* Exercise directions: Extract only the first line of the listing and every line after it up to and including the one with "hometown_values = [79, 18, 3]". Omit the pictures.

-- start --

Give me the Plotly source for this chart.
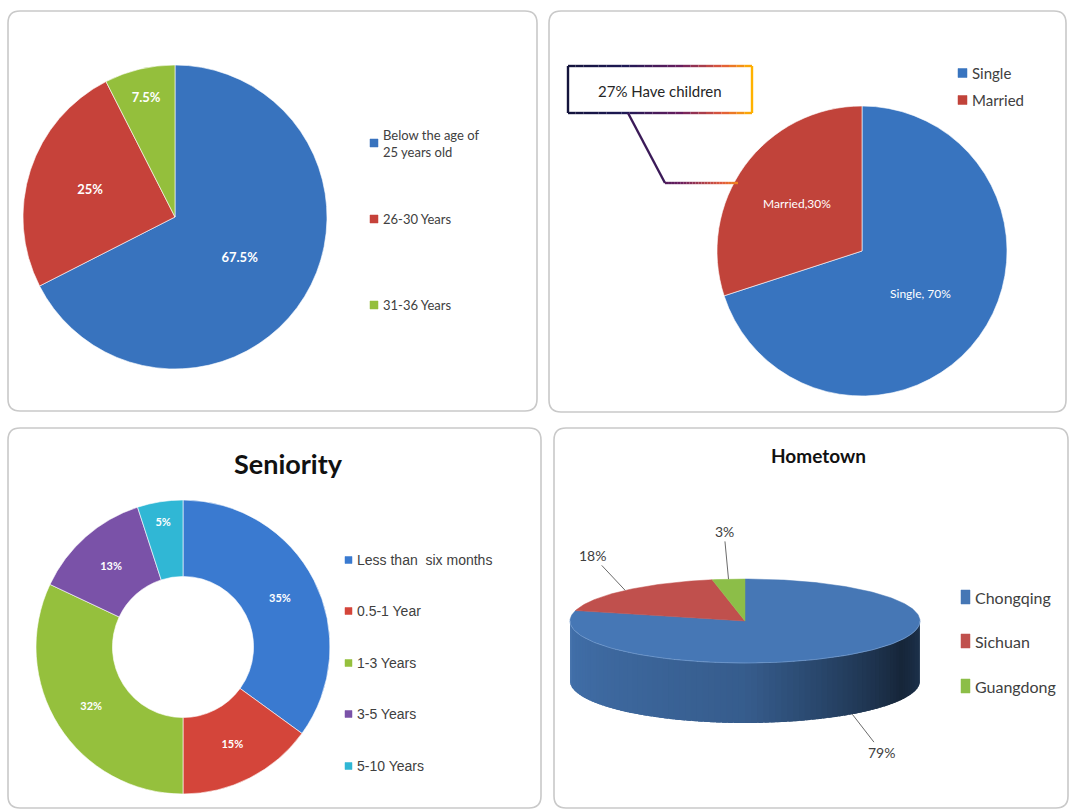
import math
import plotly.graph_objects as go

W, H = 1071, 810

# ---------------- data ----------------
age_labels = ["Below the age of 25 years old", "26-30 Years", "31-36 Years"]
age_values = [67.5, 25, 7.5]

marital_labels = ["Single", "Married"]
marital_values = [70, 30]
children_pct = 27

seniority_labels = ["Less than  six months", "0.5-1 Year", "1-3 Years", "3-5 Years", "5-10 Years"]
seniority_values = [35, 15, 32, 13, 5]

hometown_labels = ["Chongqing", "Sichuan", "Guangdong"]
hometown_values = [79, 18, 3]

# ---------------- styles ----------------
age_colors = ["#3873be", "#c6423a", "#94bf3c"]
marital_colors = ["#3874bf", "#c1433a"]
seniority_colors = ["#3a7ad0", "#d4453a", "#95c03d", "#7a52a8", "#30b7d5"]
hometown_colors = [(70, 119, 181), (192, 80, 77), (140, 190, 72)]
CAL = "Lato, Carlito, Calibri, sans-serif"
ARI = "Liberation Sans, Arial, sans-serif"


def dom(x0, x1, y0, y1):
    return dict(x=[x0 / W, x1 / W], y=[1 - y1 / H, 1 - y0 / H])


fig = go.Figure()

# Pie 1 - age
fig.add_trace(go.Pie(
    labels=age_labels, values=age_values, sort=False, direction="clockwise", rotation=0,
    marker=dict(colors=age_colors, line=dict(color="rgba(255,255,255,0.6)", width=1)),
    texttemplate="%{value}%", textposition="inside", insidetextorientation="horizontal",
    textfont=dict(family=CAL, size=13, color="white", weight="bold"),
    domain=dom(23, 327, 65, 369), showlegend=False, hoverinfo="label+value",
))

# Pie 2 - marital
fig.add_trace(go.Pie(
    labels=marital_labels, values=marital_values, sort=False, direction="clockwise", rotation=0,
    marker=dict(colors=marital_colors, line=dict(color="rgba(255,255,255,0.6)", width=1)),
    texttemplate=["%{label}, %{value}%", "%{label},%{value}%"], textposition="inside",
    insidetextorientation="horizontal",
    textfont=dict(family=CAL, size=12, color="white"),
    domain=dom(717, 1007, 106, 396), showlegend=False, hoverinfo="label+value",
))

# Pie 3 - seniority (donut)
fig.add_trace(go.Pie(
    labels=seniority_labels, values=seniority_values, sort=False, direction="clockwise", rotation=0,
    hole=0.48,
    marker=dict(colors=seniority_colors, line=dict(color="rgba(255,255,255,0.6)", width=1)),
    texttemplate="%{value}%", textposition="inside", insidetextorientation="horizontal",
    textfont=dict(family=CAL, size=11, color="white", weight="bold"),
    domain=dom(36, 330, 500, 794), showlegend=False, hoverinfo="label+value",
))

# Pie 4 - hometown, drawn as a 3D-looking elliptical pie from the values
cx, cy, a, b, depth = 745, 621, 175, 42, 60


def pt(theta, dy=0.0):
    t = math.radians(theta)
    return cx + a * math.sin(t), cy - b * math.cos(t) + dy


total = sum(hometown_values)
bounds = []
acc = 0.0
for v in hometown_values:
    bounds.append((acc / total * 360, (acc + v) / total * 360))
    acc += v


def slice_index(theta):
    for i, (s, e) in enumerate(bounds):
        if s <= theta < e:
            return i
    return len(bounds) - 1


def shade_factor(t):
    stops = [(0.0, 0.95), (0.5, 0.78), (0.85, 0.32), (1.0, 0.45)]
    for (t0, f0), (t1, f1) in zip(stops, stops[1:]):
        if t0 <= t <= t1:
            return f0 + (f1 - f0) * (t - t0) / (t1 - t0)
    return stops[-1][1]


step = 2
th = 90
while th < 270:
    t1, t2 = th, min(th + step * 1.8, 270)
    mid = th + step / 2
    base = hometown_colors[slice_index(mid)]
    f = shade_factor((270 - mid) / 180)
    col = "rgb(%d,%d,%d)" % tuple(int(c * f) for c in base)
    pts = [pt(t1), pt((t1 + t2) / 2), pt(t2), pt(t2, depth), pt((t1 + t2) / 2, depth), pt(t1, depth)]
    fig.add_trace(go.Scatter(
        x=[p[0] for p in pts] + [pts[0][0]], y=[p[1] for p in pts] + [pts[0][1]],
        mode="lines", fill="toself", fillcolor=col, line=dict(width=0),
        hoverinfo="skip", showlegend=False, xaxis="x", yaxis="y",
    ))
    th += step

for i, (s, e) in enumerate(bounds):
    col = "rgb(%d,%d,%d)" % hometown_colors[i]
    xs, ys = [cx], [cy]
    n = max(2, int((e - s) / 1) + 1)
    for k in range(n + 1):
        x, y = pt(s + (e - s) * k / n)
        xs.append(x)
        ys.append(y)
    xs.append(cx)
    ys.append(cy)
    fig.add_trace(go.Scatter(
        x=xs, y=ys, mode="lines", fill="toself", fillcolor=col, line=dict(color=col, width=0.5),
        hoverinfo="text", text="%s %d%%" % (hometown_labels[i], hometown_values[i]),
        showlegend=False, xaxis="x", yaxis="y",
    ))

# subtle rim between top face and side
rim = [pt(90 + k) for k in range(0, 181, 2)]
fig.add_trace(go.Scatter(x=[p[0] for p in rim], y=[p[1] for p in rim], mode="lines",
                         line=dict(color="rgba(120,160,210,0.6)", width=1),
                         hoverinfo="skip", showlegend=False))

annotations = []
shapes = []

# hometown leader labels
for i, (s, e) in enumerate(bounds):
    mid = (s + e) / 2
    front = 90 < mid < 270
    x, y = pt(mid, depth if front else 0)
    dx, dy = math.sin(math.radians(mid)), -math.cos(math.radians(mid))
    annotations.append(dict(
        x=x, y=y, xref="x", yref="y", text="%d%%" % hometown_values[i],
        showarrow=True, arrowhead=0, arrowwidth=1, arrowcolor="#6b6b6b",
        ax=dx * 48, ay=dy * 48, font=dict(family=CAL, size=14, color="#404040"),
    ))


# ---------------- panels ----------------
def rrect(x0, y0, x1, y1, r=12):
    return (f"M {x0 + r},{y0} L {x1 - r},{y0} Q {x1},{y0} {x1},{y0 + r} L {x1},{y1 - r} "
            f"Q {x1},{y1} {x1 - r},{y1} L {x0 + r},{y1} Q {x0},{y1} {x0},{y1 - r} "
            f"L {x0},{y0 + r} Q {x0},{y0} {x0 + r},{y0} Z")


for (x0, y0, x1, y1) in [(8, 11, 537, 411), (549, 11, 1066, 412), (8, 428, 541, 808), (554, 428, 1068, 808)]:
    shapes.append(dict(type="path", path=rrect(x0, y0, x1, y1), xref="x", yref="y",
                       line=dict(color="#c9c9c9", width=1.6), fillcolor="rgba(0,0,0,0)", layer="below"))


# ---------------- legends ----------------
def add_legend(xsq, ys, labels, colors, family, size, sq_w, sq_h, color="#404040"):
    for yy, lab, col in zip(ys, labels, colors):
        if isinstance(col, tuple):
            col = "rgb(%d,%d,%d)" % col
        shapes.append(dict(type="rect", xref="x", yref="y", x0=xsq, x1=xsq + sq_w,
                           y0=yy - sq_h / 2, y1=yy + sq_h / 2, fillcolor=col,
                           line=dict(color=col, width=0.5)))
        annotations.append(dict(x=xsq + sq_w + 3, y=yy, xref="x", yref="y", text=lab,
                                showarrow=False, xanchor="left", yanchor="middle", align="left",
                                font=dict(family=family, size=size, color=color)))


age_legend_text = [l.replace("age of ", "age of<br>") for l in age_labels]
add_legend(370, [143, 219, 305], age_legend_text, age_colors, CAL, 13, 8, 8)
add_legend(958, [73, 100], marital_labels, marital_colors, CAL, 15, 9, 9)
add_legend(345, [560, 611, 663, 714, 766], seniority_labels, seniority_colors, ARI, 14, 7, 7)
add_legend(961, [597, 641, 686], hometown_labels, hometown_colors, CAL, 16, 9, 14)

# titles
annotations.append(dict(x=288, y=463, xref="x", yref="y", text="<b>Seniority</b>", showarrow=False,
                        font=dict(family=CAL, size=27, color="#111111")))
annotations.append(dict(x=818, y=455, xref="x", yref="y", text="<b>Hometown</b>", showarrow=False,
                        font=dict(family=CAL, size=19, color="#111111")))


# ---------------- "have children" call-out ----------------
grad_stops = [(568, (20, 20, 60)), (625, (30, 25, 85)), (680, (105, 30, 95)),
              (722, (225, 90, 60)), (752, (255, 178, 0))]


def grad_color(x):
    if x <= grad_stops[0][0]:
        return grad_stops[0][1]
    for (x0, c0), (x1, c1) in zip(grad_stops, grad_stops[1:]):
        if x0 <= x <= x1:
            t = (x - x0) / (x1 - x0)
            return tuple(int(c0[k] + (c1[k] - c0[k]) * t) for k in range(3))
    return grad_stops[-1][1]


def grad_line(p0, p1, n=24, width=2.4):
    for k in range(n):
        xa = p0[0] + (p1[0] - p0[0]) * k / n
        ya = p0[1] + (p1[1] - p0[1]) * k / n
        xb = p0[0] + (p1[0] - p0[0]) * (k + 1) / n
        yb = p0[1] + (p1[1] - p0[1]) * (k + 1) / n
        c = grad_color((xa + xb) / 2)
        shapes.append(dict(type="line", xref="x", yref="y", x0=xa, y0=ya, x1=xb, y1=yb,
                           line=dict(color="rgb(%d,%d,%d)" % c, width=width)))


bx0, by0, bx1, by1 = 568, 66, 752, 113
shapes.append(dict(type="rect", xref="x", yref="y", x0=bx0, y0=by0, x1=bx1, y1=by1,
                   fillcolor="white", line=dict(width=0), layer="below"))
grad_line((bx0, by0), (bx1, by0))
grad_line((bx0, by1), (bx1, by1))
grad_line((bx0, by0), (bx0, by1), n=1)
grad_line((bx1, by0), (bx1, by1), n=1)
grad_line((628, by1), (665, 183), n=1)
grad_line((665, 183), (738, 183))
annotations.append(dict(x=(bx0 + bx1) / 2, y=(by0 + by1) / 2 + 1, xref="x", yref="y",
                        text="%d%% Have children" % children_pct, showarrow=False,
                        font=dict(family=CAL, size=15, color="#262626")))

fig.update_layout(
    width=W, height=H, margin=dict(l=0, r=0, t=0, b=0),
    paper_bgcolor="white", plot_bgcolor="white",
    xaxis=dict(range=[0, W], visible=False, fixedrange=True, domain=[0, 1]),
    yaxis=dict(range=[H, 0], visible=False, fixedrange=True, domain=[0, 1]),
    shapes=shapes, annotations=annotations, showlegend=False,
)

fig.write_html("out.html")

-- end --

* Answer to this exercise:
Give me the Plotly source for this chart.
import math
import plotly.graph_objects as go

W, H = 1071, 810

# ---------------- data ----------------
age_labels = ["Below the age of 25 years old", "26-30 Years", "31-36 Years"]
age_values = [67.5, 25, 7.5]

marital_labels = ["Single", "Married"]
marital_values = [70, 30]
children_pct = 27

seniority_labels = ["Less than  six months", "0.5-1 Year", "1-3 Years", "3-5 Years", "5-10 Years"]
seniority_values = [35, 15, 32, 13, 5]

hometown_labels = ["Chongqing", "Sichuan", "Guangdong"]
hometown_values = [79, 18, 3]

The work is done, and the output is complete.